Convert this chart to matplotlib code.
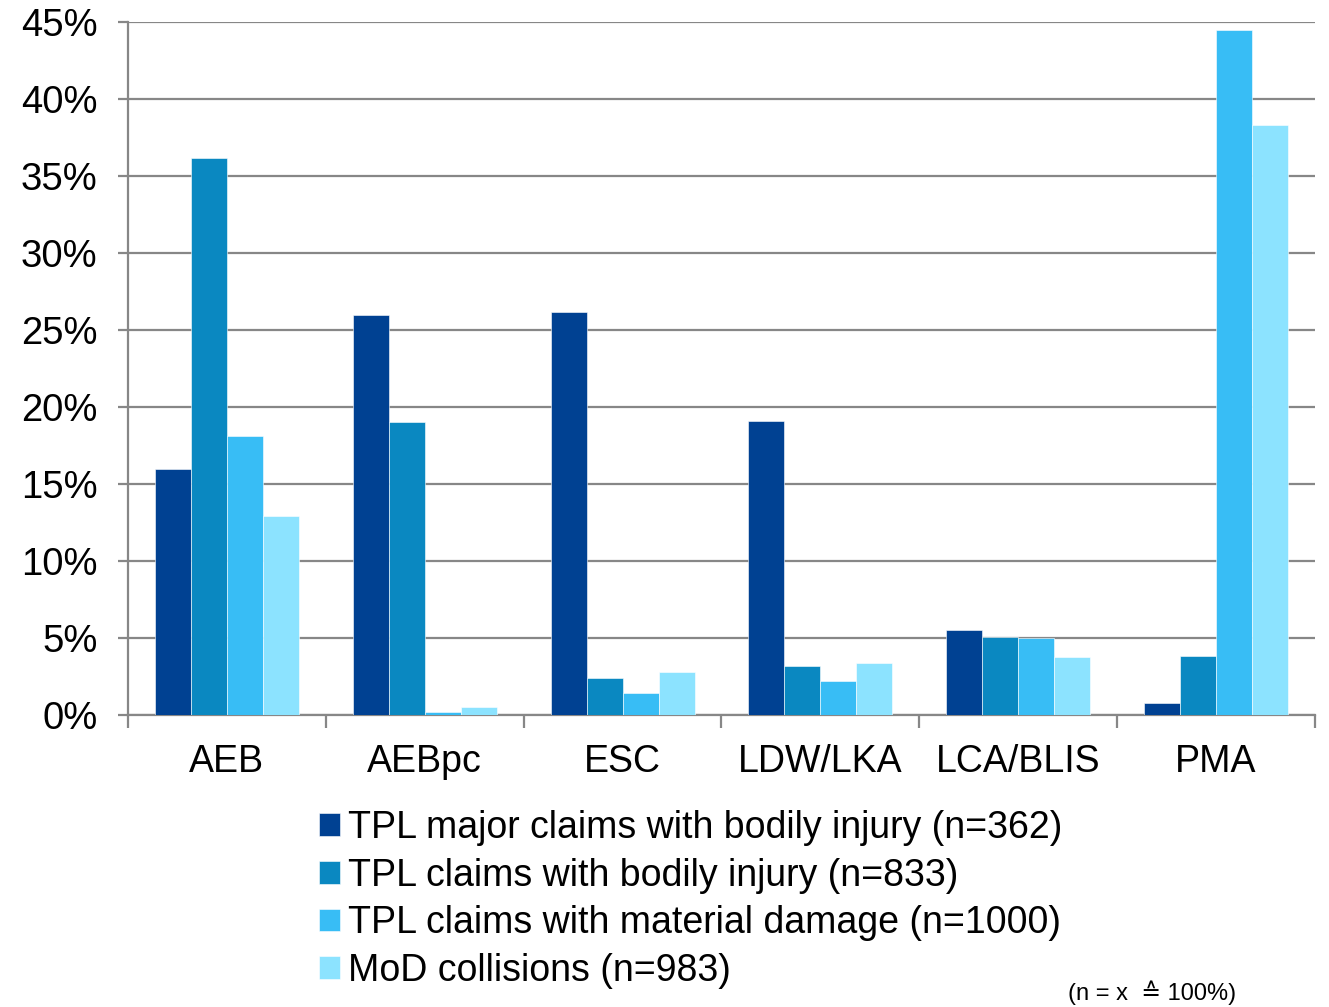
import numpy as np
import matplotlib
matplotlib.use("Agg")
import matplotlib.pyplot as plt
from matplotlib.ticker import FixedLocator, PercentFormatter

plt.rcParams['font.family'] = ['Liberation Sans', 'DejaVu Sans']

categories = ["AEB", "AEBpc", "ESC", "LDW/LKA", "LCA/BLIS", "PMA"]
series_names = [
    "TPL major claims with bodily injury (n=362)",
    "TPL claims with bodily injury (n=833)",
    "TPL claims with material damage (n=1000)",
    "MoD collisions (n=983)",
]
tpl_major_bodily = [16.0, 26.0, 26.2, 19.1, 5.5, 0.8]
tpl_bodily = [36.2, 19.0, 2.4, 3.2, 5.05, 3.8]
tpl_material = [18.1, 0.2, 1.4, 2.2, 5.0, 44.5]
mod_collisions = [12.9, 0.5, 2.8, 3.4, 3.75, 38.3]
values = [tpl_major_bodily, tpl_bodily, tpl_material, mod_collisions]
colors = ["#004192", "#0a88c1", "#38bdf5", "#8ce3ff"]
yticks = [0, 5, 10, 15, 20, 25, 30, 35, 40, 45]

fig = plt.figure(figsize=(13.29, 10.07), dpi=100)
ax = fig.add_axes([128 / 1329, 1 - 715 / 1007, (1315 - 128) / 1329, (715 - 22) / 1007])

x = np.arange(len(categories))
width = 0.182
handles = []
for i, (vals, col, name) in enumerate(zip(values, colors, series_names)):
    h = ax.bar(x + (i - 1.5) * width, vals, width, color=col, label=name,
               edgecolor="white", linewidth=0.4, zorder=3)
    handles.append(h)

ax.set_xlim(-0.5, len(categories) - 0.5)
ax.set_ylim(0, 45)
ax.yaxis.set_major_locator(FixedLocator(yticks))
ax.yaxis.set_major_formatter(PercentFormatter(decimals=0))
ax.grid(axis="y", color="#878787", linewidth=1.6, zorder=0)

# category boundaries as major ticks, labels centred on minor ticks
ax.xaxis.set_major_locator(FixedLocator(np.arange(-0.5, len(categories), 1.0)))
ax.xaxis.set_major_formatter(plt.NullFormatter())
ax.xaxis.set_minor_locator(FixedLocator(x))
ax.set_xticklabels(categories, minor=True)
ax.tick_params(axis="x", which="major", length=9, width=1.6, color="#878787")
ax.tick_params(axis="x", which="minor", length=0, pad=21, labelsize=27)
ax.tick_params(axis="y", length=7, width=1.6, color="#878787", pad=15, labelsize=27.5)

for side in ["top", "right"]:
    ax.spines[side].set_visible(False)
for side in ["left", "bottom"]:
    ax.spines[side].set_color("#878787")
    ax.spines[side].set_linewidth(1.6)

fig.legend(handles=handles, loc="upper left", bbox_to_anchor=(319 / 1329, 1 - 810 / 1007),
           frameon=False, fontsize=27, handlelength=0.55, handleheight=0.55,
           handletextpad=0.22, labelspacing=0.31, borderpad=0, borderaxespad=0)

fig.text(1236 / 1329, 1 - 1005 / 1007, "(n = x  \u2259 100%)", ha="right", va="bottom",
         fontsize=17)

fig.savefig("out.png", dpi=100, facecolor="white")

■ Directions ■
Send back the data above word for word, with the pictures left out.

■ Output of the exercise ■
Convert this chart to matplotlib code.
import numpy as np
import matplotlib
matplotlib.use("Agg")
import matplotlib.pyplot as plt
from matplotlib.ticker import FixedLocator, PercentFormatter

plt.rcParams['font.family'] = ['Liberation Sans', 'DejaVu Sans']

categories = ["AEB", "AEBpc", "ESC", "LDW/LKA", "LCA/BLIS", "PMA"]
series_names = [
    "TPL major claims with bodily injury (n=362)",
    "TPL claims with bodily injury (n=833)",
    "TPL claims with material damage (n=1000)",
    "MoD collisions (n=983)",
]
tpl_major_bodily = [16.0, 26.0, 26.2, 19.1, 5.5, 0.8]
tpl_bodily = [36.2, 19.0, 2.4, 3.2, 5.05, 3.8]
tpl_material = [18.1, 0.2, 1.4, 2.2, 5.0, 44.5]
mod_collisions = [12.9, 0.5, 2.8, 3.4, 3.75, 38.3]
values = [tpl_major_bodily, tpl_bodily, tpl_material, mod_collisions]
colors = ["#004192", "#0a88c1", "#38bdf5", "#8ce3ff"]
yticks = [0, 5, 10, 15, 20, 25, 30, 35, 40, 45]

fig = plt.figure(figsize=(13.29, 10.07), dpi=100)
ax = fig.add_axes([128 / 1329, 1 - 715 / 1007, (1315 - 128) / 1329, (715 - 22) / 1007])

x = np.arange(len(categories))
width = 0.182
handles = []
for i, (vals, col, name) in enumerate(zip(values, colors, series_names)):
    h = ax.bar(x + (i - 1.5) * width, vals, width, color=col, label=name,
               edgecolor="white", linewidth=0.4, zorder=3)
    handles.append(h)

ax.set_xlim(-0.5, len(categories) - 0.5)
ax.set_ylim(0, 45)
ax.yaxis.set_major_locator(FixedLocator(yticks))
ax.yaxis.set_major_formatter(PercentFormatter(decimals=0))
ax.grid(axis="y", color="#878787", linewidth=1.6, zorder=0)

# category boundaries as major ticks, labels centred on minor ticks
ax.xaxis.set_major_locator(FixedLocator(np.arange(-0.5, len(categories), 1.0)))
ax.xaxis.set_major_formatter(plt.NullFormatter())
ax.xaxis.set_minor_locator(FixedLocator(x))
ax.set_xticklabels(categories, minor=True)
ax.tick_params(axis="x", which="major", length=9, width=1.6, color="#878787")
ax.tick_params(axis="x", which="minor", length=0, pad=21, labelsize=27)
ax.tick_params(axis="y", length=7, width=1.6, color="#878787", pad=15, labelsize=27.5)

for side in ["top", "right"]:
    ax.spines[side].set_visible(False)
for side in ["left", "bottom"]:
    ax.spines[side].set_color("#878787")
    ax.spines[side].set_linewidth(1.6)

fig.legend(handles=handles, loc="upper left", bbox_to_anchor=(319 / 1329, 1 - 810 / 1007),
           frameon=False, fontsize=27, handlelength=0.55, handleheight=0.55,
           handletextpad=0.22, labelspacing=0.31, borderpad=0, borderaxespad=0)

fig.text(1236 / 1329, 1 - 1005 / 1007, "(n = x  \u2259 100%)", ha="right", va="bottom",
         fontsize=17)

fig.savefig("out.png", dpi=100, facecolor="white")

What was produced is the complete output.